Par un pourvoi sommaire, un mémoire complémentaire et un mémoire en réplique, enregistrés les 22 mars, 22 juin et 18 octobre 2022 au secrétariat du contentieux du Conseil d'Etat, l'association Les Amis des Tuileries demande au Conseil d'Etat :

1°) d'annuler cet arrêt ;

2°) de mettre à la charge de l'établissement public du musée du Louvre la somme de 3 500 euros au titre de l'article L. 761-1 du code de justice administrative.

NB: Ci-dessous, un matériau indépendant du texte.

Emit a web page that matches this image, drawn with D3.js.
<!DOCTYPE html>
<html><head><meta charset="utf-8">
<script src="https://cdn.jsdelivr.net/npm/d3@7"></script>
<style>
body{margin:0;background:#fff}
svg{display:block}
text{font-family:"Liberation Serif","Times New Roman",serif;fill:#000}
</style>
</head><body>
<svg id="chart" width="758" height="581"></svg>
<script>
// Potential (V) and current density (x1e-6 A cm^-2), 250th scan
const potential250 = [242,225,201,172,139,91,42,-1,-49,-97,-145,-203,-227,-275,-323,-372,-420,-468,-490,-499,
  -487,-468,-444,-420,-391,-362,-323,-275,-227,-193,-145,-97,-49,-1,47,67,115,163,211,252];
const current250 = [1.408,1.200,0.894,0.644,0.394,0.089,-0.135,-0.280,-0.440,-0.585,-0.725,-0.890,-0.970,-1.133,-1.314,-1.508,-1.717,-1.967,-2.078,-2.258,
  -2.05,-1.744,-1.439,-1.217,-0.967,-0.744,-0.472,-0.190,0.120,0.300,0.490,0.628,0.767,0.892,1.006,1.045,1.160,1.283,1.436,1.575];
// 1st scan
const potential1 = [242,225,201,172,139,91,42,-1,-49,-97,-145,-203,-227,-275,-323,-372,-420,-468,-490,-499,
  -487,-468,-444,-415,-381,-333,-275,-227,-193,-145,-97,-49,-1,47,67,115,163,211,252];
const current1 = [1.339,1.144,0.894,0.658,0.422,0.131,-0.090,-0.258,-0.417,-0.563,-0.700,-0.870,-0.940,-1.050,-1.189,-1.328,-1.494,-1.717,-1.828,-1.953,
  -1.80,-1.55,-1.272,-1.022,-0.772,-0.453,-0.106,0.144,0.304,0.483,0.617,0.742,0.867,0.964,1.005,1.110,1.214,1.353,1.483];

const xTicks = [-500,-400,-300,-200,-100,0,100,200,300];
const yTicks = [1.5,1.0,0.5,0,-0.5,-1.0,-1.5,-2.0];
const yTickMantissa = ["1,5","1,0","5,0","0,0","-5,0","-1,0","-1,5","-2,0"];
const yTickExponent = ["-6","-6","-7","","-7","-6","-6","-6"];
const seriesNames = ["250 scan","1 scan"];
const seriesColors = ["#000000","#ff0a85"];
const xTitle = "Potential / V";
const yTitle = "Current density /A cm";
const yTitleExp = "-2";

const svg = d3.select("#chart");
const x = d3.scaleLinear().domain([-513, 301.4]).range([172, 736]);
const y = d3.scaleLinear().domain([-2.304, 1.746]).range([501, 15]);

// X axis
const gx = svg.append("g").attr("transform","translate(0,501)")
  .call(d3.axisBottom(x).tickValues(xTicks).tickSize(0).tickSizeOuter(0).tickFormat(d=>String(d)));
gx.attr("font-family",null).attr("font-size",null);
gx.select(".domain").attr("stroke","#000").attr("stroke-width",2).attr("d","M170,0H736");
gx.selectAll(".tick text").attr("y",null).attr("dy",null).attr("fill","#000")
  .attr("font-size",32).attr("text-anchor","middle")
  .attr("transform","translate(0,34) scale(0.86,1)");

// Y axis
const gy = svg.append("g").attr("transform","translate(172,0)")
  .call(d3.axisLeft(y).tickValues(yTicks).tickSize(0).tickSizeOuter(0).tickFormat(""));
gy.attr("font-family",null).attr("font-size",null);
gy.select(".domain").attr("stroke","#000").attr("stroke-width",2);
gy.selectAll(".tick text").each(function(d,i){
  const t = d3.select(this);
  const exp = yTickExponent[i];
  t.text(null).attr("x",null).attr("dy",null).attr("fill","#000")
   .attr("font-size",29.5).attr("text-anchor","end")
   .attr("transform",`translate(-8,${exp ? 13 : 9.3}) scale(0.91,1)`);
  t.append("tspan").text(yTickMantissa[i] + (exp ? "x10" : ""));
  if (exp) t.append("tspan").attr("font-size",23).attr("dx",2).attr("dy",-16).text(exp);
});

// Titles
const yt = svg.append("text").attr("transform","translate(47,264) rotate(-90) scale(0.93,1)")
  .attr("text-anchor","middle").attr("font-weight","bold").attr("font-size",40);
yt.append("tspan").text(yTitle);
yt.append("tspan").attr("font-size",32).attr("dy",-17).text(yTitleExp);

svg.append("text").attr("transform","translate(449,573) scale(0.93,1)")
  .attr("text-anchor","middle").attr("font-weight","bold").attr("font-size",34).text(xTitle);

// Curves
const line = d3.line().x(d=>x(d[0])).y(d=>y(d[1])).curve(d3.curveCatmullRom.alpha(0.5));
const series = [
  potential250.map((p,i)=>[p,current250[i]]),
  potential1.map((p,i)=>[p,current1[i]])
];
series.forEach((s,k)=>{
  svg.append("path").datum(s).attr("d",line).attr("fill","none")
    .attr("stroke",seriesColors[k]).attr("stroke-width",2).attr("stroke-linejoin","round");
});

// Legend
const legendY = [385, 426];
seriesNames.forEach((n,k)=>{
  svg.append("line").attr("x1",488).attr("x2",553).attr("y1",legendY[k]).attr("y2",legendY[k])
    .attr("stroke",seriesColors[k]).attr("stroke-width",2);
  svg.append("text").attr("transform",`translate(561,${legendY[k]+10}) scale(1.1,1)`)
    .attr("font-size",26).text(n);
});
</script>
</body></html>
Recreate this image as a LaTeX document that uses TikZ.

Vu les autres pièces du dossier ;

Vu :

- le code général de la propriété des personnes publiques ;

- le code de justice administrative ;

Après avoir entendu en séance publique :

- le rapport de M. Alexandre Lapierre, maître des requêtes en service extraordinaire,

- les conclusions de M. Romain Victor, rapporteur public ;

La parole ayant été donnée, après les conclusions, à la SARL Le Prado - Gilbert, avocat de l'association Les Amis des Tuileries, à la SCP Thomas-Raquin, Le Guerer, Bouniol-Brochier, avocat de l'établissement public du musée du Louvre et à la SARL Matuchansky, Poupot, Valdelièvre, avocat de l'association Le Monde festif en France ;

Considérant ce qui suit :

1. Il ressort des pièces du dossier soumis au juge du fond que le président-directeur de l'établissement public du musée du Louvre a, par une convention d'occupation du domaine public conclue le 12 novembre 2018, autorisé l'association Le Monde festif en France à occuper l'esplanade des Feuillants du jardin des Tuileries du 16 novembre 2018 au 11 janvier 2019, périodes de montage et de démontage comprises, pour y organiser la manifestation " La Magie de Noël ". Par une décision n° DFJM/2018/61 du même jour, il a autorisé cette association, sur le fondement des articles 5 et 7 du règlement d'utilisation de jardin des Tuileries pour l'organisation de manifestations culturelle, festives et professionnelles du 30 septembre 2015, d'une part, à occuper l'esplanade des Feuillants pour le montage de ses installations du 16 au 23 novembre 2018 et pour leur démontage du 7 au 11 janvier 2019 et, d'autre part, à ouvrir ses installations au public du 24 novembre 2018 au 6 janvier 2019, les dimanche, lundi, mardi, mercredi, jeudi, de 11h à 23h45. L'association Les Amis des Tuileries se pourvoit en cassation contre l'arrêt du 3 février 2022 par lequel la cour administrative d'appel de Paris a rejeté l'appel qu'elle avait formé contre le jugement du 18 mars 2021 du tribunal administratif de Paris ayant rejeté sa demande tendant à l'annulation, d'une part, de la convention d'occupation du domaine public et, d'autre part, de la décision du 12 novembre 2018.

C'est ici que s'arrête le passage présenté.